DPR Didesak Sahkan RUU Keadilan Iklim, Ini Alasannya

Img AA1oRoqz

Lembaga swadaya masyarakat berharap Dewan Perwakilan Rakyat (DPR) dapat mengesahkan Rancangan Undang-Undang Keadilan Iklim. Menurut mereka, aturan ini penting untuk menghindari transisi energi yang bisa menimbulkan ketidakadilan terhadap masyarakat.

Peneliti Indonesia Center Environment Law (ICEL), Sylvi Sabrina mengatakan, saat ini sudah ada 13 regulasi tentang transisi energi di Indonesia. Meskipun demikian, ICEL menemukan bahwa regulasi-regulasi tersebut belum menjawab kompleksitas transisi energi yang menyentuh berbagai lini.

Transisi energi yang adil dianggap sebagai proses dengan prinsip tak ada yang ditinggalkan. RUU Keadilan Iklim dinilai sebagai senjata penting dalam proses transisi energi,.

“RUU ini bisa menjadi instrumen hukum yang utama untuk transisi energi yang adil,” kata Sylvi dalam acara Kick-off Local Conference of Youth, Jakarta, Jumat (11/7).

Dia mengatakan, regulasi tersebut juga dianggap dapat menunjukkan komitmen Indonesia di kancah global dalam menangani perubahan iklim.
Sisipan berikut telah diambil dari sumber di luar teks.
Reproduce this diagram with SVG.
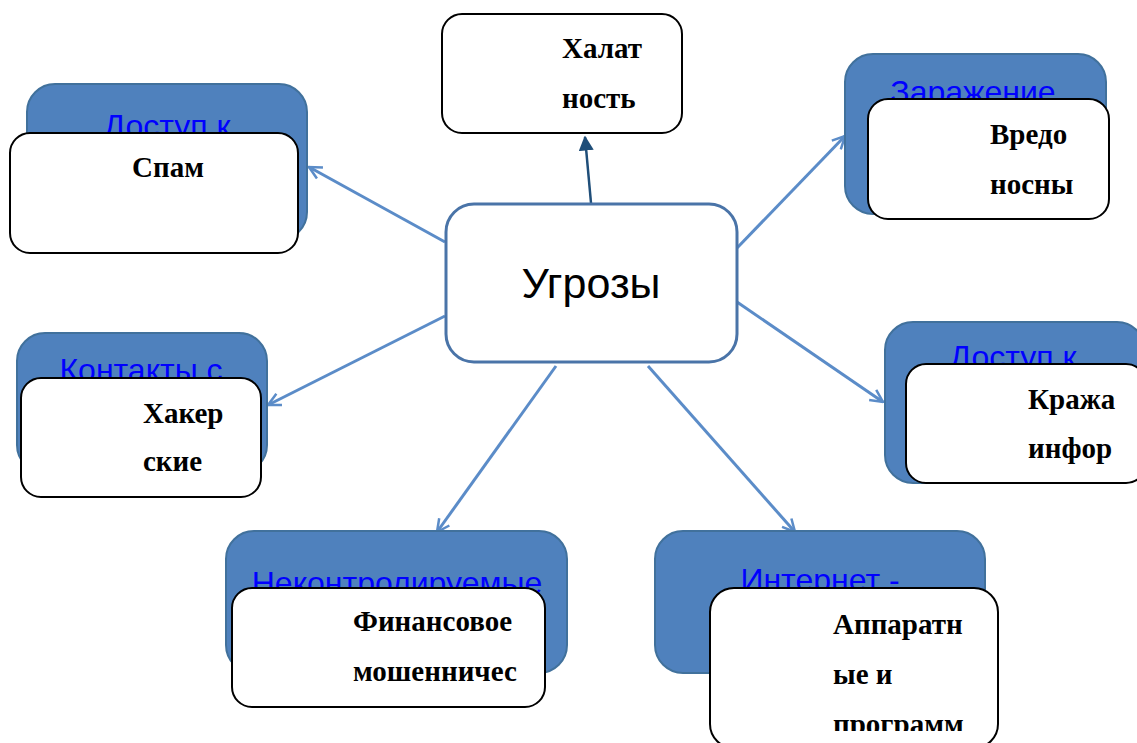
<svg xmlns="http://www.w3.org/2000/svg" width="1137" height="743" viewBox="0 0 1137 743">
<style>
.bb{fill:#4f81bd;stroke:#41719c;stroke-width:2}
.bt{font-family:"Liberation Sans",Arial,sans-serif;font-size:32px;fill:#0000ff;text-anchor:middle}
.wb{fill:#fff;stroke:#000;stroke-width:2}
.wt{font-family:"Liberation Serif","Times New Roman",serif;font-size:29px;font-weight:bold;fill:#000}
.ln{stroke:#5b8cc8;stroke-width:3;fill:none}
</style>
<defs>
<marker id="v" viewBox="0 0 12 12" refX="11" refY="6" markerWidth="5" markerHeight="5" orient="auto" markerUnits="strokeWidth">
<path d="M1,1 L11,6 L1,11" fill="none" stroke="#5b8cc8" stroke-width="2"/>
</marker>
<marker id="t" viewBox="0 0 10 10" refX="9" refY="5" markerWidth="6" markerHeight="6" orient="auto" markerUnits="strokeWidth">
<path d="M0,0 L10,5 L0,10 z" fill="#1f4e79"/>
</marker>
<clipPath id="c6"><rect x="710" y="588" width="290" height="143"/></clipPath>
</defs>
<g id="connectors">
<line class="ln" x1="445" y1="242" x2="309" y2="167" marker-end="url(#v)"/>
<line class="ln" x1="737" y1="248" x2="845" y2="136" marker-end="url(#v)"/>
<line class="ln" x1="445" y1="316" x2="268" y2="405" marker-end="url(#v)"/>
<line class="ln" x1="737" y1="302" x2="883" y2="402" marker-end="url(#v)"/>
<line class="ln" x1="556" y1="366" x2="437" y2="532" marker-end="url(#v)"/>
<line class="ln" x1="648" y1="366" x2="795" y2="532" marker-end="url(#v)"/>
<line x1="591" y1="203" x2="585" y2="137" stroke="#1f4e79" stroke-width="2.5" marker-end="url(#t)"/>
</g>
<g id="center">
<rect x="446" y="204" width="291" height="158" rx="28" fill="#fff" stroke="#4a74a8" stroke-width="3"/>
<text x="591" y="298" font-family="'Liberation Sans',Arial,sans-serif" font-size="43" text-anchor="middle" fill="#000">Угрозы</text>
</g>
<g id="n-top">
<rect class="wb" x="442" y="14" width="240" height="119" rx="20"/>
<text class="wt" x="562" y="58">Халат</text>
<text class="wt" x="562" y="108">ность</text>
</g>
<g id="n-spam">
<rect class="bb" x="27" y="84" width="280" height="156" rx="28"/>
<text class="bt" x="167" y="137">Доступ к</text>
<rect class="wb" x="10" y="133" width="288" height="120" rx="20"/>
<text class="wt" x="168" y="177" text-anchor="middle">Спам</text>
</g>
<g id="n-vredo">
<rect class="bb" x="845" y="54" width="261" height="160" rx="28"/>
<text class="bt" x="973" y="103">Заражение</text>
<rect class="wb" x="868" y="99" width="241" height="120" rx="20"/>
<text class="wt" x="990" y="144">Вредо</text>
<text class="wt" x="990" y="194">носны</text>
</g>
<g id="n-haker">
<rect class="bb" x="17" y="333" width="250" height="140" rx="28"/>
<text class="bt" x="141" y="381">Контакты с</text>
<rect class="wb" x="21" y="378" width="240" height="119" rx="20"/>
<text class="wt" x="143" y="423">Хакер</text>
<text class="wt" x="143" y="471">ские</text>
</g>
<g id="n-krazha">
<rect class="bb" x="885" y="322" width="260" height="161" rx="28"/>
<text class="bt" x="1013" y="368">Доступ к</text>
<rect class="wb" x="906" y="364" width="240" height="119" rx="20"/>
<text class="wt" x="1028" y="409">Кража</text>
<text class="wt" x="1028" y="458">инфор</text>
</g>
<g id="n-fin">
<rect class="bb" x="226" y="531" width="341" height="142" rx="28"/>
<text class="bt" x="397" y="594">Неконтролируемые</text>
<rect class="wb" x="232" y="588" width="313" height="119" rx="20"/>
<text class="wt" x="353" y="631">Финансовое</text>
<text class="wt" x="353" y="681">мошенничес</text>
</g>
<g id="n-app">
<rect class="bb" x="655" y="531" width="330" height="142" rx="28"/>
<text class="bt" x="820" y="591">Интернет -</text>
<rect class="wb" x="710" y="588" width="288" height="160" rx="24"/>
<g clip-path="url(#c6)">
<text class="wt" x="833" y="634">Аппаратн</text>
<text class="wt" x="833" y="684">ые и</text>
<text class="wt" x="833" y="734">программ</text>
</g>
</g>
</svg>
Tak hanya soal penurunan CO2, regulasi tersebut juga berkaitan dengan ketimpangan sosial. 

Saat ini RUU Keadilan Iklim atau RUU Pengelolaan Perubahan Iklim telah masuk Program Legislasi Nasional (Prolegnas) 2025. 

Transisi Energi Tak Berkeadilan bisa Ciptakan Pengangguran 

Sylvi mengatakan, saat ini pihaknya menemukan beberapa indikasi ketidakadilan dalam transisi energi. Fenomena ini dapat terjadi, contohnya di lingkungan PLTU yang rencananya akan dipensiunkan.
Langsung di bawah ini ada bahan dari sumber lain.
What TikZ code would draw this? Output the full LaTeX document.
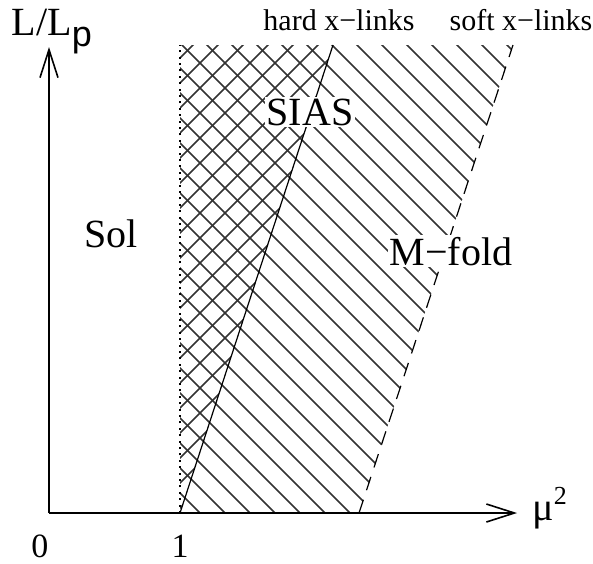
\documentclass[tikz,border=0pt]{standalone}
\usepackage{fontspec}
\setmainfont{Liberation Serif}
\setsansfont{Liberation Sans}
\usetikzlibrary{arrows.meta}

\begin{document}
\begin{tikzpicture}[x=0.5pt,y=-0.5pt,
  axis/.style={line width=1pt,-{Straight Barb[length=14pt,width=9pt,line width=0.8pt]}},
  hatch/.style={line width=0.75pt,black!80},
  big/.style={font=\fontsize{20}{24}\selectfont,inner sep=1pt,anchor=base},
  small/.style={font=\fontsize{15}{17}\selectfont,inner sep=1pt,anchor=base},
  tick/.style={font=\fontsize{17}{20}\selectfont,inner sep=1pt,anchor=base}]
\useasboundingbox (0,0) rectangle (593,563);
% ---- corner points of the regions ----
\coordinate (O) at (49,513);
\coordinate (xend) at (517,513);
\coordinate (yend) at (49,47);
\coordinate (dotbot) at (180,513);
\coordinate (dottop) at (180,45);
\coordinate (hardbot) at (180,513);
\coordinate (hardtop) at (333,45);
\coordinate (softbot) at (359,513);
\coordinate (softtop) at (513,45);
% ---- hatching: one direction over both phases ----
\begin{scope}
\clip (dottop) -- (softtop) -- (softbot) -- (dotbot) -- cycle;
\foreach \k [evaluate=\k as \c using -313+25*\k] in {-1,...,32}
  \draw[hatch] ({\c+40},40) -- ({\c+520},520);
\end{scope}
% ---- cross direction only left of the hard line ----
\begin{scope}
\clip (dottop) -- (hardtop) -- (hardbot) -- cycle;
\foreach \k [evaluate=\k as \c using 213+25*\k] in {0,...,20}
  \draw[hatch] ({\c-40},40) -- ({\c-520},520);
\end{scope}
% ---- boundaries ----
\draw[line width=1pt,dash pattern=on 1pt off 2.2pt] (dotbot) -- (dottop);
\draw[line width=0.6pt] (hardbot) -- (hardtop);
\draw[line width=0.6pt,dash pattern=on 7pt off 5pt] (softbot) -- (softtop);
% ---- axes ----
\draw[axis] (O) -- (xend);
\draw[axis] (O) -- (yend);
% ---- labels ----
\node[big] (ylab) at (52,35) {L/L\raisebox{-5.5pt}{\sffamily\fontsize{18}{20}\selectfont p}};
\node[big,anchor=base west] (xlab) at (530,520) {μ\raisebox{8pt}{\fontsize{13}{14}\selectfont 2}};
\node[tick] (zero) at (40,557) {0};
\node[tick] (one) at (180,557) {1};
\node[small] (hard) at (339,30) {hard x−links};
\node[small] (soft) at (521,30) {soft x−links};
\node[big] (sol) at (111,247) {Sol};
\node[big,fill=white] (sias) at (310,125) {SIAS};
\node[big,fill=white] (mfold) at (451,265) {M−fold};
\end{tikzpicture}
\end{document}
Ia mengatakan, salah satu contohnya adalah pekerja PLTU Cirebon yang akan dipensiunkan. Meskipun sudah mendengar kabar tersebut, belum ada aksi dari perusahaan untuk memberikan program pelatihan bagi pekerja yang akan beralih profesi.

Hal ini dibutuhkan, sebab ketika PLTU dinonaktifkan, akan muncul masyarakat yang kehilangan mata pencaharian utamanya. Oleh karena itu, persiapan berupa pelatihan bagi pekerja dibutuhkan agar siap menghadapi keseharian berikutnya.

Dia mengatakan, contoh lain soal transisi energi tak berkeadilan adalah proyek PLTA Tampur yang mencakup Kabupaten Gayo Lues, Aceh Timur, dan Aceh Tamiang. PLTA dengan kapasitas 443 MW ini akan dibangun dengan bendungan mencapai 193,5 hektare dan diperkirakan menenggelamkan Desa Lesten di Gayo Lues.

Akan tetapi, warga yang terdampak relokasi mengaku belum mendapat informasi tempat relokasi, proses relokasi, maupun hak dan fasilitas yang akan diperoleh.

Sylvi menjelaskan, dokumen AMDAL juga hanya memuat mitigasi konflik satwa liar dengan metode penggiringan, tanpa pendekatan perlindungan yang cukup. Padahal lokasi tersebut menjadi habitat kunci bagi orangutan, gajah, dan harimau sumatra.

Proyek lain yang menjadi contohnya adalah PLTA Poso di Sulawesi Tengah karena potensi konflik dengan masyarakat adat. Akibatnya, terjadi perampasan tanah, konflik antarwarga, ganti rugi tidak adil, kerusakan lingkungan, hingga kemiskinan.

 

Juru Kampanye Hutan Greenpeace Indonesia, Sekar Banjaran Aji, mengatakan transisi energi juga dapat memberikan dampak lingkungan.  Berdasarkan pantauan Greenpeace Indonesia, pemanfaatan energi dan dampaknya tidak sama di setiap masyarakat.

Oleh karena itu, butuh partisipasi dari masyarakat pula untuk memastikan transisi energi yang adil untuk masyarakat. Di samping itu, masyarakat harus berperan proaktif menyuarakan apa yang menjadi kepentingannya.

“Kalau kita tidak berusaha merebut mikrofonnya, ya selamanya akan jauh dari kita dan kita akan kehilangan suara kita,” kata Sekar.